Di kasus lain, Ambon mengalami ambruknya kehidupan sehari-hari yang diperparah dengan kegagalan dalam menurunkan tensi konflik sehingga terjadi kekerasan Islam-Kristen. sedangkan di Manado, tekanan itu direspon dengan tanpa adanya kekerasan, yaitu dengan pengendalian batas dan koordinasi antar umat beragama.
Dikotomi antara Pribumi dan Cina maupun Islam-Kristen memang nyata, tetapi bukan menjadi penyebab kekerasan. Justru setelah kekerasan dipakai dalam konflik, dikotomi antar identitas muncul sebagai dampak.

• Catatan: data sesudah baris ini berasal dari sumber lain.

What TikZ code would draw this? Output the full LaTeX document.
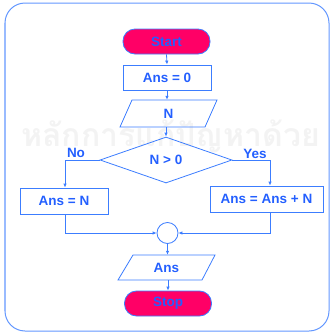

Setelah melihat dengan sadar (analisis) bagaimana atau kenapa konflik terjadi di Ambon serta Surakarata (Solo) tetapi tidak di Manado serta Yogyakarta? Pesan yang diberikan Samsu Rizal Panggabean paling tidak untuk meminimalisirnya dengan: (1) Ditekankan lakukan pengkajian terkait perosalan ini pada tingkat subnasional atau Kota/Kabupaten. (2) Sumber informasi pengkajian atau riset penelitian dari pembuat strategi kotanya dan masyarakat dalam berinteraksi. (3) Dari aspek pengkajian penting untuk mengkaji kota yang mengalami kekerasan etnis bersama dengan kota yang mengalami kedamaian etnis. (5) Mengkaji kedamaian atau kasus-kasus nir-insiden juga penting dalam menyelesaikan persoalan terkait bahasan ini. (6) Peran relasi dan interaksi strategis adalah kunci untuk memahami insiden kekerasan dan kedamaian, bukan dari ciri-ciri  kelompok maupun profil aktor (orang penting suatu negara/kota/tokoh).  (7) Setelah kekerasan, diperlukan orang yang bermakna penting di masyarakat untuk memulihkan antar-warga dan ruang publik. (8) Dan yang terakhir, untuk mencegah konflik semacam ini adalah dengan diadakannya forum pertemuan baik dari Islam-Kristen dan lainnya, hal ini demi mencegah masalah yang akan datang serta mengantisipasi isu yang berkembang menjadi konflik besar di masyarakat.